A South Korean woman who was forced as a girl into a brothel and sexually enslaved by the Japanese military during World War II was mourned Wednesday by hundreds of protesters who demanded reparations from Tokyo over wartime atrocities.

Kim Bok-dong, who died Monday, had been a vocal leader at the rallies that have been held every Wednesday in Seoul for nearly 30 years. She had been receiving treatment for cancer at a Seoul hospital.

On a street near where the Japanese Embassy used to be, protesters gathered around a bronze statue of a girl representing Korean sexual slavery victims and held a moment of silence for Ms. Kim. Many of them held signboards with Kim's photos and words including, "We will never forget the life of Kim Bok-dong" and "Japanese government, apologize!"

Kim was one of the first victims to speak out and break decades of silence over Japan's wartime sexual slavery that experts say forced thousands of Asian women into front-line brothels. She traveled around the world testifying about her experience, including at the United Nations World Conference on Human Rights in 1993 and at a United Nations Human Rights Council panel in 2016. Of the 239 Korean women who have come forward as victims, only 23 are still alive.

"We do not have much time left to spend with them," said Lee Seong-rim, one of the protesters, who said it would be "miraculous" if the Japanese government ever fully acknowledges accountability over the sexual slavery of Korean women.

South Korean President Moon Jae-in, who visited an altar set up for Kim at a Seoul hospital on Tuesday, said in a statement that Kim devoted her life to "restoring human dignity" and that her campaigning gave South Koreans a "braveness to face the truth."

According to Yoon Meehyang, who heads an activist group representing South Korean victims of Japan, Kim was dragged away from home at the age of 14 and forced to have sex with Japanese soldiers at military brothels in China, Hong Kong, Malaysia, Indonesia, and Singapore from 1940 to 1945. She came forward as a victim in 1992, a year after Kim Hak-sun became the first South Korean woman to identify herself as a former sex slave.

"I am a victim of the Japanese military's comfort women system and I stand in front of the Japanese embassy every Wednesday fighting for the restoration of our honor and dignity, but I also know too well the pain of women all around the world who are currently suffering from wartime sexual violence," Kim Bok-dong said in 2012 as she launched the "Butterfly Fund" for helping victims of wartime sexual abuse with another former Korean sex slave, Gil Won-ok.

A 1991-1993 Japanese government investigation concluded that many of the women were recruited against their will, leading to a landmark Japanese apology. The investigation found no written proof in official documents, however, and conservatives in Japan have cited that in arguing the women were not coerced. Many South Koreans say past apologies didn't go far enough.

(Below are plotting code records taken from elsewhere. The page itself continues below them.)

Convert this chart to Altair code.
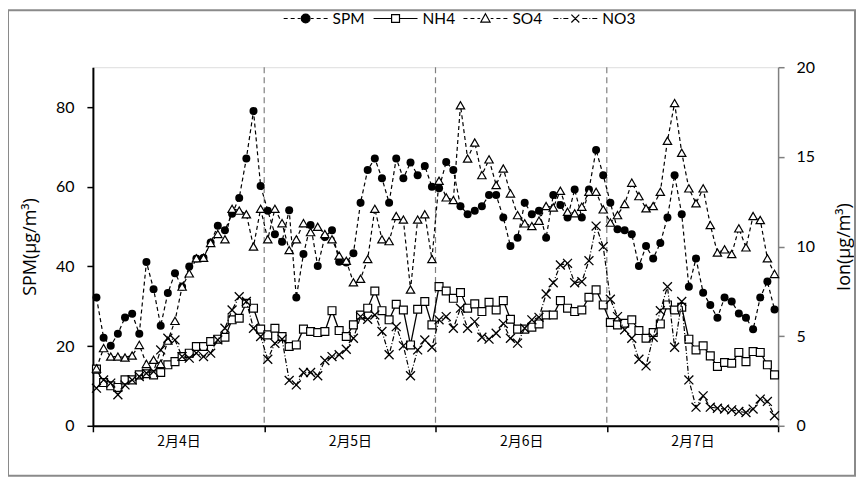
import altair as alt
import pandas as pd

# ---------------- data ----------------
day_labels = ["2月4日", "2月5日", "2月6日", "2月7日"]
day_boundaries = [24, 48, 72]
series_names = ["SPM", "NH4", "SO4", "NO3"]

spm = [32.2, 22.1, 20.1, 23.1, 27.2, 28.1, 23.1, 41.1, 34.3, 25.1, 33.3, 38.3,
       34.9, 40.0, 42.0, 42.2, 46.0, 50.2, 49.1, 53.2, 57.2, 67.1, 79.0, 60.2,
       54.0, 48.1, 46.2, 54.1, 32.2, 43.1, 50.4, 40.1, 47.4, 49.1, 41.2, 41.0,
       43.3, 56.0, 64.2, 67.1, 62.1, 56.0, 67.1, 62.1, 66.1, 62.9, 65.2, 60.0,
       59.6, 66.2, 64.2, 55.1, 53.1, 54.0, 55.1, 57.9, 57.9, 52.3, 45.1, 47.2,
       56.0, 53.1, 54.0, 47.2, 57.9, 55.4, 52.3, 59.3, 52.3, 59.3, 69.2, 62.9,
       56.0, 49.3, 49.1, 48.1, 40.1, 45.1, 42.0, 45.9, 52.3, 62.9, 53.1, 34.9,
       42.0, 33.4, 30.3, 27.1, 32.2, 31.2, 28.2, 27.1, 24.2, 32.2, 36.2, 29.2]

nh4 = [3.16, 2.41, 2.23, 2.14, 2.56, 2.56, 2.84, 2.90, 2.84, 2.97, 3.40, 3.58,
       3.86, 4.05, 4.42, 4.42, 4.70, 4.83, 4.94, 5.91, 6.00, 6.83, 6.56, 5.39,
       5.07, 5.44, 4.98, 4.42, 4.51, 5.39, 5.26, 5.20, 5.26, 6.42, 5.31, 4.98,
       5.63, 6.18, 6.56, 7.52, 6.42, 5.91, 6.78, 6.46, 4.51, 6.50, 6.93, 5.63,
       7.76, 7.52, 7.11, 7.43, 6.56, 6.80, 6.37, 6.89, 6.46, 6.98, 5.94, 5.39,
       5.39, 5.50, 5.68, 6.18, 6.18, 6.98, 6.56, 6.37, 6.46, 7.17, 7.58, 6.74,
       5.76, 5.63, 5.72, 5.91, 5.31, 4.88, 5.20, 5.68, 6.74, 6.46, 6.61, 4.83,
       4.23, 4.46, 3.90, 3.31, 3.53, 3.49, 4.09, 3.58, 4.14, 4.09, 3.40, 2.84]

so4 = [3.20, 4.33, 3.86, 3.86, 3.81, 3.92, 4.51, 3.45, 3.68, 3.45, 4.75, 5.85,
       7.76, 8.50, 9.34, 9.37, 10.2, 10.7, 10.4, 12.1, 12.0, 11.8, 10.0, 12.1,
       10.4, 12.1, 11.3, 9.80, 10.4, 11.3, 10.8, 11.1, 10.7, 10.4, 9.50, 9.20,
       8.00, 8.20, 9.30, 12.1, 10.4, 10.3, 11.7, 11.5, 7.60, 11.5, 11.8, 9.30,
       13.67, 12.74, 12.59, 17.88, 14.91, 15.80, 13.98, 14.86, 13.43, 14.35, 12.96, 11.75,
       11.29, 11.14, 11.44, 12.26, 12.18, 13.11, 11.94, 11.85, 12.22, 13.05, 13.05, 12.07,
       11.33, 11.75, 12.37, 13.56, 12.81, 12.13, 12.26, 13.05, 15.90, 18.00, 15.23, 13.24,
       12.41, 13.24, 11.20, 9.66, 9.84, 9.58, 11.01, 9.95, 11.70, 11.48, 9.34, 8.47]

no3 = [2.10, 2.56, 2.38, 1.73, 2.28, 2.56, 2.75, 2.93, 3.03, 4.23, 4.88, 4.79,
       3.86, 3.77, 4.05, 3.86, 4.05, 4.79, 5.44, 6.46, 7.20, 6.93, 5.44, 4.98,
       3.71, 4.60, 4.83, 2.53, 2.28, 2.97, 2.97, 2.79, 3.64, 3.86, 3.96, 4.27,
       4.88, 6.09, 5.94, 6.18, 5.26, 3.96, 5.53, 4.46, 2.79, 4.23, 4.79, 4.38,
       5.91, 6.09, 5.44, 6.56, 5.44, 5.81, 4.94, 4.83, 5.16, 5.70, 4.88, 4.61,
       5.44, 5.91, 6.05, 7.35, 7.98, 8.97, 9.06, 7.98, 8.04, 9.21, 11.14, 9.99,
       7.06, 6.09, 5.35, 4.88, 3.71, 3.34, 4.94, 6.42, 7.76, 4.38, 6.93, 2.56,
       1.04, 1.67, 1.04, 0.98, 0.93, 0.89, 0.80, 0.74, 0.93, 1.49, 1.36, 0.56]

hour = [i + 0.5 for i in range(len(spm))]

df = pd.DataFrame({"hour": hour, "SPM": spm, "NH4": nh4, "SO4": so4, "NO3": no3})
bounds_df = pd.DataFrame({"b": day_boundaries})
legend_df = pd.DataFrame({"series": series_names})

# ---------------- styling ----------------
W, H = 686, 359
FONT = "Lato"
TFONT = "Open Sans"
JP = "Noto Sans CJK JP"

label_expr = " : ".join(
    f"datum.value == {24 * i} ? '{lab}'" for i, lab in enumerate(day_labels)
) + " : ''"

x_axis = alt.Axis(values=[0, 24, 48, 72, 96], labelExpr=label_expr, labelOffset=85.75,
                  title=None, grid=False, domainColor="black", domainWidth=2,
                  tickColor="black", tickWidth=1.5, tickSize=6, labelFont=JP,
                  labelFontSize=14, labelColor="black", labelPadding=3,
                  labelFlush=False, labelOverlap=False, labelBound=False)
x_scale = alt.Scale(domain=[0, 96], nice=False, zero=False)


def xenc(field="hour"):
    return alt.X(f"{field}:Q", scale=x_scale, axis=x_axis)


left_axis = alt.Axis(values=[0, 20, 40, 60, 80], title="SPM(μg/m³)", orient="left",
                     grid=False, domainColor="black", domainWidth=2, tickColor="black",
                     tickWidth=1.5, tickSize=6, labelPadding=13, labelFont=FONT,
                     labelFontSize=16, labelColor="black", titleFont=TFONT,
                     titleFontSize=18, titleFontWeight="normal", titleColor="black",
                     titleX=-62, titleY=H / 2, titleAngle=270, titleAlign="center",
                     titleBaseline="middle")
right_axis = alt.Axis(values=[0, 5, 10, 15, 20], title="Ion(μg/m³)", orient="right",
                      grid=False, domainColor="#808080", domainWidth=1.5,
                      tickColor="#808080", tickWidth=1.5, tickSize=6, labelPadding=12,
                      labelFont=FONT, labelFontSize=16, labelColor="black",
                      titleFont=TFONT, titleFontSize=18, titleFontWeight="normal",
                      titleColor="black", titleAngle=270, titleX=66, titleY=H / 2,
                      titleAlign="center", titleBaseline="middle")
left_scale = alt.Scale(domain=[0, 90], nice=False, zero=True)
right_scale = alt.Scale(domain=[0, 20], nice=False, zero=True)

base = alt.Chart(df)

# day boundary dashed lines
rules = alt.Chart(bounds_df).mark_rule(color="#808080", strokeDash=[6, 4],
                                        strokeWidth=1.2).encode(x=xenc("b"))

# outer chart-area frame (decoration)
frame = alt.Chart(pd.DataFrame({"a": [0]})).mark_rect(
    fill="white", fillOpacity=0, stroke="#8a8a8a", strokeWidth=2
).encode(x=alt.value(-85), x2=alt.value(763), y=alt.value(-57), y2=alt.value(409))

# SPM (left axis)
spm_y = alt.Y("SPM:Q", scale=left_scale, axis=left_axis)
spm_line = base.mark_line(color="black", strokeWidth=1.2, strokeDash=[4, 3]).encode(
    x=xenc(), y=spm_y)
spm_pts = base.mark_point(shape="circle", filled=True, color="black", size=64,
                          opacity=1).encode(x=xenc(), y=spm_y)
spm_layer = alt.layer(spm_line, spm_pts)

# ions (right axis)
X_PATH = "M-1,-1L1,1M-1,1L1,-1"


def ion_y(field):
    return alt.Y(f"{field}:Q", scale=right_scale, axis=right_axis)


nh4_line = base.mark_line(color="black", strokeWidth=1.3).encode(x=xenc(), y=ion_y("NH4"))
nh4_pts = base.mark_point(shape="square", size=62, fill="white", stroke="black",
                          strokeWidth=1.2, opacity=1, fillOpacity=1).encode(
    x=xenc(), y=ion_y("NH4"))
so4_line = base.mark_line(color="black", strokeWidth=1.2, strokeDash=[4, 3]).encode(
    x=xenc(), y=ion_y("SO4"))
so4_pts = base.mark_point(shape="triangle-up", size=70, fill="white", stroke="black",
                          strokeWidth=1.2, opacity=1, fillOpacity=1).encode(
    x=xenc(), y=ion_y("SO4"))
no3_line = base.mark_line(color="black", strokeWidth=1.2, strokeDash=[5, 2, 1, 2]).encode(
    x=xenc(), y=ion_y("NO3"))
no3_pts = base.mark_point(shape=X_PATH, size=80, stroke="black", strokeWidth=1.3,
                          opacity=1, fill="transparent").encode(x=xenc(), y=ion_y("NO3"))
ion_layer = alt.layer(nh4_line, nh4_pts, so4_line, so4_pts, no3_line, no3_pts)


# legend with custom line+marker symbols
def dashes(pattern, start=-1.0, end=-0.24):
    segs, pos, i = [], start, 0
    while pos < end:
        seg = pattern[i % len(pattern)]
        if i % 2 == 0:
            segs.append(f"M{pos:.3f},0H{min(pos + seg, end):.3f}")
        pos += seg
        i += 1
    left = "".join(segs)
    right = left.replace("M-", "M").replace("H-", "H")
    return left + right


u = 1 / 22.0
dash_p = [4 * u, 3 * u]
dashdot_p = [5 * u, 2 * u, 1 * u, 2 * u]
r = 0.2
paths = [
    dashes(dash_p) + f"M-{r},0A{r},{r} 0 1,0 {r},0A{r},{r} 0 1,0 -{r},0Z",
    "M-1,0H-0.19M0.19,0H1" + "M-0.18,-0.18H0.18V0.18H-0.18Z",
    dashes(dash_p) + "M0,-0.22L0.21,0.16H-0.21Z",
    dashes(dashdot_p) + "M-0.18,-0.18L0.18,0.18M-0.18,0.18L0.18,-0.18",
]
leg = alt.Legend(title=None, orient="none", legendX=190, legendY=-72,
                 direction="horizontal", columns=4, symbolSize=1936,
                 symbolStrokeColor="black", symbolStrokeWidth=1.2, symbolOpacity=1,
                 labelFont=FONT, labelFontSize=15.5, labelColor="black", labelOffset=4,
                 columnPadding=4, padding=0, gridAlign="all")
legend_layer = alt.Chart(legend_df).mark_point(opacity=0, size=1936, strokeWidth=1.2).encode(
    shape=alt.Shape("series:N", scale=alt.Scale(domain=series_names, range=paths), legend=leg),
    fill=alt.Fill("series:N", scale=alt.Scale(domain=series_names,
                                              range=["black", "white", "white", "white"]),
                  legend=leg),
    stroke=alt.Stroke("series:N", scale=alt.Scale(domain=series_names,
                                                  range=["black", "black", "black", "black"]),
                      legend=leg),
)

chart = alt.layer(frame, rules, spm_layer, ion_layer, legend_layer).resolve_scale(
    y="independent"
).properties(
    width=W, height=H,
    autosize=alt.AutoSizeParams(type="none"),
    padding={"left": 85, "top": 59, "right": 78, "bottom": 52},
).configure_view(stroke="black", strokeWidth=2).configure(background="white")

chart.save("out.html", embed_options={"renderer": "svg", "actions": False})
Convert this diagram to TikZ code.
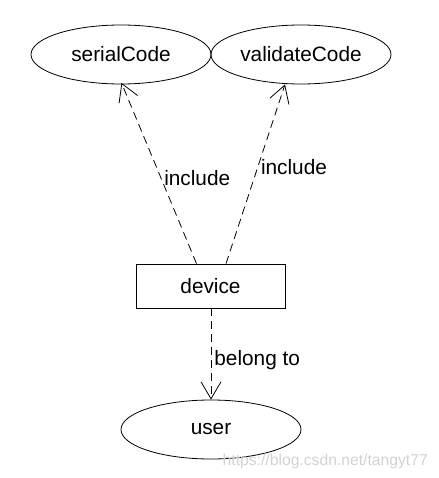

Kim's death comes as relations between South Korea and Japan have sunk to their lowest point in years over what South Korea says is Japan's refusal to fully acknowledge the suffering of the so-called "comfort women" during WWII and of forced Korean laborers during its colonial rule of the Korean Peninsula from 1910 through 1945.

Mr. Moon's government in November announced plans to dissolve a foundation founded by Japan to compensate South Korean sexual slavery victims, which if carried out would effectively kill a controversial 2015 agreement between the countries to settle a decades-long impasse over the issue.

Many in South Korea believed that Seoul's previous conservative government settled for far too less in a deal where Tokyo agreed to fund the foundation with 1 billion yen ($9 million). There's also criticism that Japan still hasn't acknowledged legal responsibility for atrocities during its colonial occupation of Korea.

Japan had said it didn't consider the money it provided to the fund as compensation, insisting that all wartime compensation issues were settled in a 1965 treaty that restored diplomatic ties between the countries and was accompanied by more than $800 million in economic aid and loans from Tokyo to Seoul.

Japan blasted Seoul's decision to walk back on the deal, with Foreign Minister Taro Kono saying Seoul was violating the "most basic rule to live in the international society."

This story was reported by The Associated Press.